We are living in 'interesting' times, aren't we?
With inflation being the highest it’s been for years, interest rates rose again this month and people are wondering how high they will go, plenty of stocks are down, and the war in Ukraine continues, supply chains are broken, the pandemic is lingering, China is in lockdown, we have a new government, and on and on.
But aside from these, there are other things that happened in Australia's economy, particularly this June 2022 quarter.
1. Australia's economy grew 0.9%
The Australian economy grew 0.9% during the June quarter 2022, and 3.6% over the past year.
This is the strongest year-on-year growth since 2011-12.
Strength came from household consumption, which grew 2.2%, and exports.
The continued growth was aided by the first full quarter of re-opened domestic and international borders since the pandemic began.
2. Australians took to the skies again
The June quarter was the first since the start of the pandemic when international and domestic borders were open and there were no restrictions on movement.
We began travelling internationally again, and spending on international travel reached 38.6% of pre-pandemic levels.
Overall household spending rose 2.2% this quarter.
Spending on services increased 3.6%, exceeding pre-pandemic levels for the first time.
The easing of travel restrictions accelerated spending on transport and other related services.
Hotels, cafes and restaurants (+8.8%), transport services (+37.3%) and recreation and culture (+3.6%) all contributed to the rise.
Spending on goods decreased 0.1%, as heightened demand during the onset of the pandemic began to stabilise.
3. We went out more
Household consumption of transport services rose 37.3% during the quarter, reaching two-thirds of pre-pandemic levels.
Spending on eating out and accommodation rose 8.8% and returned to pre-pandemic levels.
Capacity restrictions ended, which saw spending on recreation and culture increase 3.6%.
4. We purchased less food from shops
As dining out increased, purchases of food from supermarkets and specialty stores fell 1.2%.
This was the third quarterly fall in a row.
5. We saved less
The household saving rate continued to fall but was still above pre-pandemic levels.
Households saved 8.7% of their income during the quarter, down from 11.1% in the March quarter of 2022, but this remains slightly above pre-pandemic levels.

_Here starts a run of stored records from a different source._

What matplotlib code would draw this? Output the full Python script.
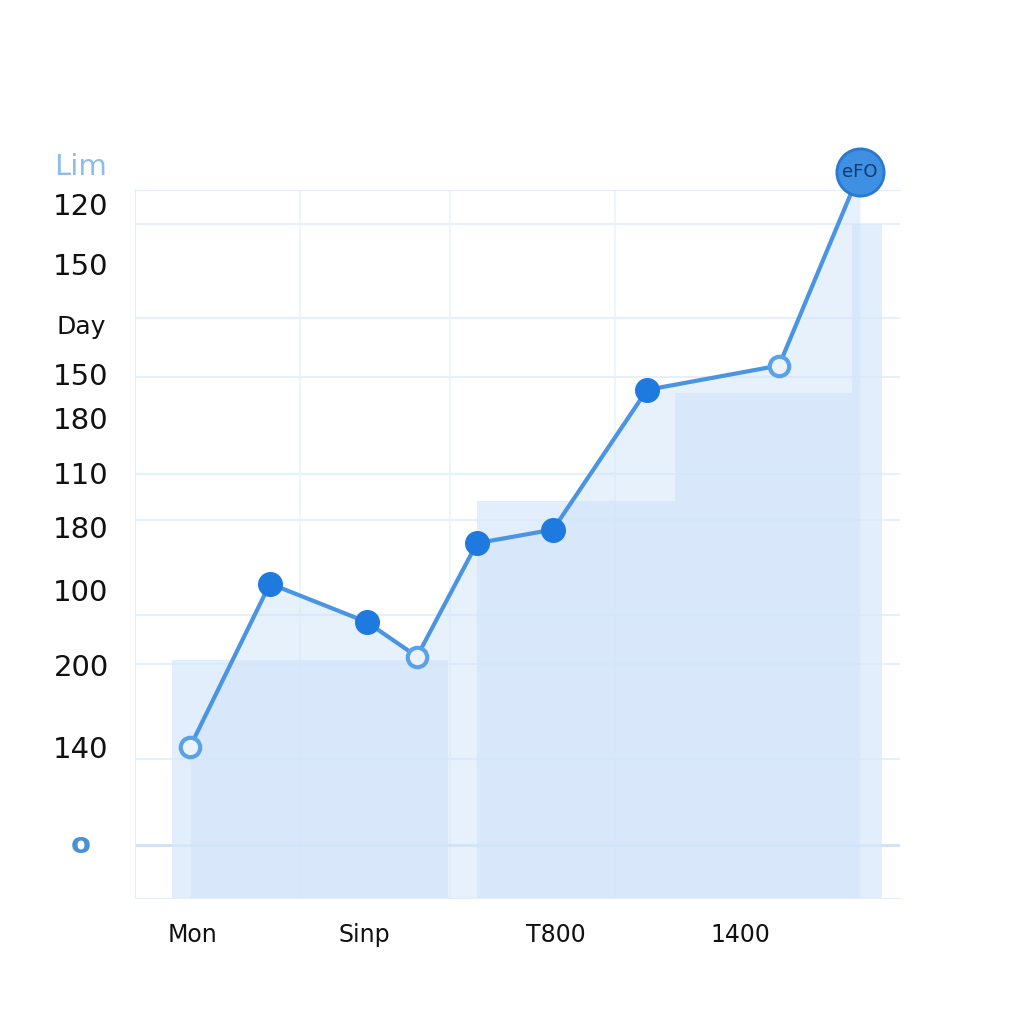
import matplotlib.pyplot as plt
import numpy as np

# values (0 at the baseline, ~100 at the top marker)
x_pos = [19.0, 27.0, 36.7, 41.7, 47.7, 55.3, 64.7, 77.9, 86.0]
values = [14.5, 38.7, 33.0, 27.9, 44.7, 46.7, 67.4, 71.0, 99.7]
hollow = [True, False, False, True, False, False, False, True, False]

# shaded bands behind the line
band_left = [17.2, 47.7, 67.5, 85.2]
band_right = [44.8, 67.5, 85.2, 88.2]
band_top = [27.4, 51.0, 67.0, 92.0]

y_tick_pos = [100.4, 94.5, 85.6, 76.7, 69.3, 62.8, 54.7, 46.7, 37.3, 26.2, 14.1, 0.0]
y_tick_labels = ["Lim", "120", "150", "Day", "150", "180", "110", "180", "100", "200", "140", "o"]
x_tick_pos = [19.3, 36.4, 55.6, 74.0]
x_tick_labels = ["Mon", "Sinp", "T800", "1400"]
h_grid = [92.0, 78.1, 69.3, 55.0, 48.1, 34.0, 26.8, 12.8]
v_grid = [30.0, 45.0, 61.5]

line_c = "#4a94e2"
dark_c = "#1f7ae0"

fig = plt.figure(figsize=(10.24, 10.24), dpi=100)
ax = fig.add_axes([135 / 1024, 126 / 1024, 765 / 1024, 708 / 1024])
ax.set_xlim(13.5, 90)
ax.set_ylim(-7.85, 97)

for yv in h_grid:
    ax.axhline(yv, color="#e6f0fa", lw=1.5, zorder=0)
for xv in v_grid:
    ax.axvline(xv, color="#edf3fa", lw=1.2, zorder=0)
ax.axhline(0, color="#cfe2f5", lw=2, zorder=1)

for l, r, t in zip(band_left, band_right, band_top):
    ax.fill_between([l, r], -7.85, t, color="#d6e8fb", alpha=0.7, lw=0, zorder=1)
ax.fill_between(x_pos, -7.85, values, color="#cfe4fa", alpha=0.5, lw=0, zorder=1)

ax.plot(x_pos, values, color=line_c, lw=3, zorder=3, clip_on=False)
for xv, yv, h in zip(x_pos[:-1], values[:-1], hollow[:-1]):
    if h:
        ax.plot(xv, yv, "o", ms=14, mfc="#eaf3fd", mec="#5aa2e8", mew=3, zorder=4)
    else:
        ax.plot(xv, yv, "o", ms=17, color=dark_c, zorder=4)
ax.plot(x_pos[-1], values[-1], "o", ms=34, mfc="#3f8fe3", mec="#2a78d0", mew=2,
        zorder=4, clip_on=False)
ax.text(x_pos[-1], values[-1], "eFO", color="#103a70", ha="center", va="center",
        fontsize=13, zorder=5, clip_on=False)

for s in ax.spines.values():
    s.set_visible(True)
    s.set_color("#e3edf7")
ax.spines["right"].set_visible(False)
ax.set_xticks([])
ax.set_yticks([])

for yv, lab in zip(y_tick_pos, y_tick_labels):
    col = "#111111"
    if lab == "Lim":
        col = "#8fbce8"
    if lab == "o":
        col = "#4a90d9"
    ax.text(12.5 - 4.4, yv, lab, ha="center", va="center", fontsize=21 if lab != "Day" else 18,
            color=col, clip_on=False, fontweight="bold" if lab == "o" else "normal")
for xv, lab in zip(x_tick_pos, x_tick_labels):
    ax.text(xv, -13.3, lab, ha="center", va="center", fontsize=17, color="#111111", clip_on=False)

fig.savefig("out.png", dpi=100, facecolor="white")
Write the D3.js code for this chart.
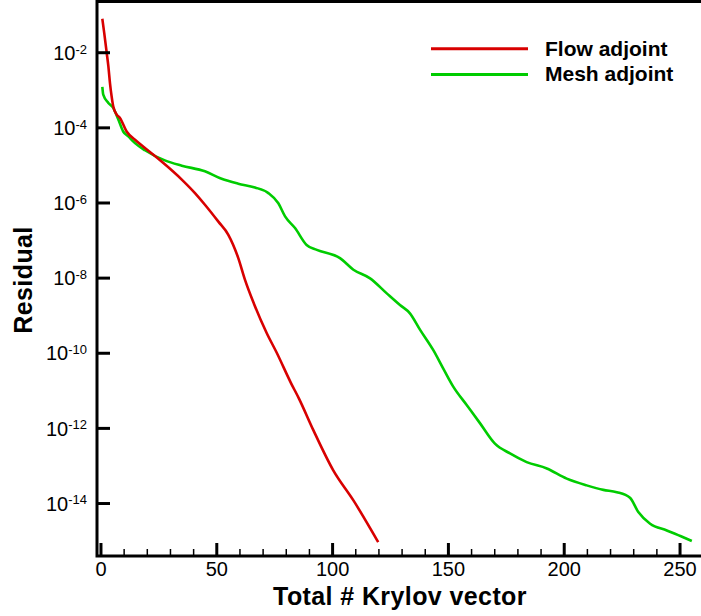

Household savings fell as the rise in household spending outpaced growth in gross disposable income.
6. Hours worked grew
Hours worked grew 2.9% during the quarter as the labour force recovered from the Omicron wave and devastating floods in New South Wales and Queensland.
The unemployment rate for the month of June was 3.5%.
7. Home building fell for the third quarter in a row
Home building fell for the third quarter in a row, falling 2.9% during the June quarter.
Unfavourable weather subdued growth on the east coast.
Trade and material shortages, and workforce illnesses also contributed.
8. Export volume surged
Export grew 5.5% during the quarter, the fastest rate of growth since September 2000.
Growth was driven by rural goods such as wool, meat and cereals, as well as mineral ores such as iron ore and lithium.
9. Trade surplus of 7.1 per cent of GDP
The June quarter of 2022 recorded a trade surplus of 7.1 per cent of GDP, the largest trade surplus in the history of the national accounts.
On the back of this trade surplus, Australia recorded its thirteenth consecutive current account surplus in the June quarter of 2022, following 175 consecutive quarters of current account deficits.
10. The transport, postal and warehousing industry boomed
This is because of the demand for air transport services.
The accommodation and food services industry grew on the back of increased domestic tourism, and the health care industry grew as elective surgeries resumed.
11. Consumer prices rose
Consumer prices rose 1.8% during the June quarter of 2022 and 6.1% over the year.
This was the fastest annual increase since June 2001.
The major drivers of consumer price increases were housing and fuel.
The GDP deflator, a broad measure of price pressures across the whole economy, rose 8.3% over the year.
12. Wage growth continued to trail inflation
Wage growth continued to trail inflation, despite a strong labour market.
The Wage Price Index rose 0.7% during the quarter and 2.6% over the year.
13. Labour productivity has grown strongly
GDP per hour worked (labour productivity) grew 2.1% during the financial year 2021/22, the strongest annual growth in 10 years.
14. Miners continued to benefit from rising commodity prices
The share of national income going to business profits during the June quarter was a record high of 32.9%, while the share going to labour was 48.5%, the lowest share ever recorded despite solid growth in employee earnings.
15. Support from governments remained above pre-pandemic levels
Subsidies to businesses fell, though remained $2.1 billion higher than pre-pandemic levels.
Government consumption fell 0.8% following the response to the east coast floods in the March quarter.
16. 'Cost of living’ tax relief
‘Cost of living’ tax relief meant excise taxes collected by the Commonwealth government fell 34.1% following the temporary halving of the fuel excise at the end of the March quarter.